(Stored items from a collection)
+---+
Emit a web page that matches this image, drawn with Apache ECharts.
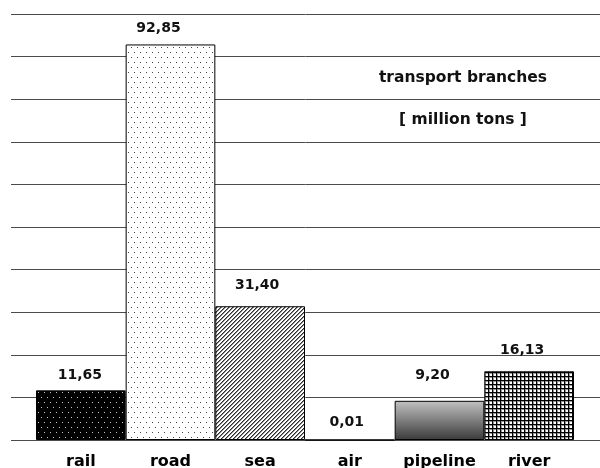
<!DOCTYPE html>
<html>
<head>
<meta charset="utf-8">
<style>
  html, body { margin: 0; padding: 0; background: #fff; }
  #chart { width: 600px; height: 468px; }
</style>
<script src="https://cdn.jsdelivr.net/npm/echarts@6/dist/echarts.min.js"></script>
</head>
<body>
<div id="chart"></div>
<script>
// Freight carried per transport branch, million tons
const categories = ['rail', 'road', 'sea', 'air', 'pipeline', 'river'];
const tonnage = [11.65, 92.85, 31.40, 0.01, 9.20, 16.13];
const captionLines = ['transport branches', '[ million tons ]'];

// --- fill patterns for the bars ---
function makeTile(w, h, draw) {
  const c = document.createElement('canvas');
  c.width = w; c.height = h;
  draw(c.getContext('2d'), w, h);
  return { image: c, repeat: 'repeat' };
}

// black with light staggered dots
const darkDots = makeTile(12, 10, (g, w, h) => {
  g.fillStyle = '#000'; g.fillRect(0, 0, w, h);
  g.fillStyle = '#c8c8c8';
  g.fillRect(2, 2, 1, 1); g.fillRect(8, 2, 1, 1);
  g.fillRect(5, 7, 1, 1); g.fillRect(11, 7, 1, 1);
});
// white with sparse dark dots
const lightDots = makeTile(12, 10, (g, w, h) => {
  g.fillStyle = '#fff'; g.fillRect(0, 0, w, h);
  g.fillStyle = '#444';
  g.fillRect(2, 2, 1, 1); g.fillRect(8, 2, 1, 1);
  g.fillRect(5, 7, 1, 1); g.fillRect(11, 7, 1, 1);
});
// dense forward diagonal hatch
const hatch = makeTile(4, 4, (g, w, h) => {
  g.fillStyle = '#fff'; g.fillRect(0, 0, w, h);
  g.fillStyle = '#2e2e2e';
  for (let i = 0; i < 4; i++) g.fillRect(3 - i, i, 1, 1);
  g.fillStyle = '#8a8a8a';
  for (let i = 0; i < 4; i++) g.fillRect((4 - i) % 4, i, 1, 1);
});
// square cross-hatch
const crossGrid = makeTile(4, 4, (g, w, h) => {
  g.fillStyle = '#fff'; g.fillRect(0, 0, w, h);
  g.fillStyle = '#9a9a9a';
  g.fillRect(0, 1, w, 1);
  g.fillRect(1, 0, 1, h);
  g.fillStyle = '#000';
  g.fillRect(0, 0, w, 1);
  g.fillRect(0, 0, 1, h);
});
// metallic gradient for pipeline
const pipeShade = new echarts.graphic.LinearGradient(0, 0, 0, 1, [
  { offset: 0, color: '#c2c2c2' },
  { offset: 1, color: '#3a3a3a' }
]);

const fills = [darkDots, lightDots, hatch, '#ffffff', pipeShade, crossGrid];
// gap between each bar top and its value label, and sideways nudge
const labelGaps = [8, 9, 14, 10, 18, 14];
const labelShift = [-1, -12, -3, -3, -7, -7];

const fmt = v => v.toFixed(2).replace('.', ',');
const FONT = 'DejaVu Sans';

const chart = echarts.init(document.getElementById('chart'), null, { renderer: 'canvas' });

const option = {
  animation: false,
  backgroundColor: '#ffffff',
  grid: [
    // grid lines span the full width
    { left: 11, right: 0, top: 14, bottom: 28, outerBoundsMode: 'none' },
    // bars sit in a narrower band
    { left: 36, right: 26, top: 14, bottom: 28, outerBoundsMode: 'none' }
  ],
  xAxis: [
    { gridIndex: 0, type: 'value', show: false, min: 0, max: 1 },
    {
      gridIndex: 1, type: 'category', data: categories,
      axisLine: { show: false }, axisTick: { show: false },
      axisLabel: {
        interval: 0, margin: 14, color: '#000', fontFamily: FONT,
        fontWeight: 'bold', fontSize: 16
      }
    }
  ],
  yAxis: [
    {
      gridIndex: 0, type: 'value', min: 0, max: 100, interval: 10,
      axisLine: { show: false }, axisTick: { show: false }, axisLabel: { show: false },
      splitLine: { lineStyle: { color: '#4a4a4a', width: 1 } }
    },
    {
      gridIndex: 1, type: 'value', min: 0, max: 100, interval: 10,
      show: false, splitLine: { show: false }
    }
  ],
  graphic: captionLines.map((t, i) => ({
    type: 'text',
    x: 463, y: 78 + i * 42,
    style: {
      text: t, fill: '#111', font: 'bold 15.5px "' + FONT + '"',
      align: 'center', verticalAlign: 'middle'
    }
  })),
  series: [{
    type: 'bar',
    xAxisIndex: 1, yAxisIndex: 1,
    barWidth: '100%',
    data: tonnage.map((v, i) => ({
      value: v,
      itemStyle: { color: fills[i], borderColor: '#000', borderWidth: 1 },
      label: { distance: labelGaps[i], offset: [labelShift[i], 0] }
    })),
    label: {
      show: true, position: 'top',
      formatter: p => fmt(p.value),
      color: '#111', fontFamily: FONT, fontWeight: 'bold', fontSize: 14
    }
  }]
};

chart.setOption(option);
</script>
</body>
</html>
+---+
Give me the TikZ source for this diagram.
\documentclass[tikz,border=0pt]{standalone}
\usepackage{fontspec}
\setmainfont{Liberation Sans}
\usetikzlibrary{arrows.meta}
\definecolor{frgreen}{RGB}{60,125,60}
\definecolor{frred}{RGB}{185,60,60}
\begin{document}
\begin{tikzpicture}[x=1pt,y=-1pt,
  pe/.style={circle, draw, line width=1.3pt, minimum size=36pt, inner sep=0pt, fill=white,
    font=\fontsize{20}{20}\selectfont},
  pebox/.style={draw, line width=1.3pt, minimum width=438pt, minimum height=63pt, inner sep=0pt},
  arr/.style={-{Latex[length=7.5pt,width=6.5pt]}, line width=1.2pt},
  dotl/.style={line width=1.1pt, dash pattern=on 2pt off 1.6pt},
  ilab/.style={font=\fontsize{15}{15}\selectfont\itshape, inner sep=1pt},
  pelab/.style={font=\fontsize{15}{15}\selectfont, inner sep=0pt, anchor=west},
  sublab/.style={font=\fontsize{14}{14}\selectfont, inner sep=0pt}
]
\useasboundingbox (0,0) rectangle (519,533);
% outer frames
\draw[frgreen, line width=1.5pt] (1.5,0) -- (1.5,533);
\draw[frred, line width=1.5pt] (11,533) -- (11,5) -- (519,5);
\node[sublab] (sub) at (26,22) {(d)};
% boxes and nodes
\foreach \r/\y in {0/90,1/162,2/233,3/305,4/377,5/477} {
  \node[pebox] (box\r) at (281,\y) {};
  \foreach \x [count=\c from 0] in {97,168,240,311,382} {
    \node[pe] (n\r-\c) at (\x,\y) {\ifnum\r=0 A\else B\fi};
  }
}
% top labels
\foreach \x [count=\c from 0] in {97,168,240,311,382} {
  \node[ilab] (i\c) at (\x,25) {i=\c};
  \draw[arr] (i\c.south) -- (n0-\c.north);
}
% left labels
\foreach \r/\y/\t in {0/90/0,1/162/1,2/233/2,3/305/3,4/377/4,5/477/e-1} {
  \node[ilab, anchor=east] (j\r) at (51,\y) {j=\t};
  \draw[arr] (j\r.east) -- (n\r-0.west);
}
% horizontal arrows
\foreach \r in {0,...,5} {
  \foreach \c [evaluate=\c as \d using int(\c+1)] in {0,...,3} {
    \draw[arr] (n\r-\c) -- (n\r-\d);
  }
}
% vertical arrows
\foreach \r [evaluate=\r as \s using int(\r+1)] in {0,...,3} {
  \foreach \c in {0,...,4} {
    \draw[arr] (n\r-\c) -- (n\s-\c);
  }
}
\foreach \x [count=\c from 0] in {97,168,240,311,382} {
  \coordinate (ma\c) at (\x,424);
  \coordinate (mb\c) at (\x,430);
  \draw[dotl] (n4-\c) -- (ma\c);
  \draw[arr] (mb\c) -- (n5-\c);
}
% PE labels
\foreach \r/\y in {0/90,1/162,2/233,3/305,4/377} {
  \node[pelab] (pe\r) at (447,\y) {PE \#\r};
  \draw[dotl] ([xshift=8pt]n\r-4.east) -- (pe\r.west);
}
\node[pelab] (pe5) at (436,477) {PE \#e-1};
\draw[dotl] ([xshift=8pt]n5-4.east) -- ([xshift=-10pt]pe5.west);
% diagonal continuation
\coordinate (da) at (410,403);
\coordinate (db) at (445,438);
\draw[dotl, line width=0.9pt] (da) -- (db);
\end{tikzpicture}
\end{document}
+---+
§ **Task description**: Copy every line of the records above that contains "image".

§ **Final result**:
Emit a web page that matches this image, drawn with Apache ECharts.
  return { image: c, repeat: 'repeat' };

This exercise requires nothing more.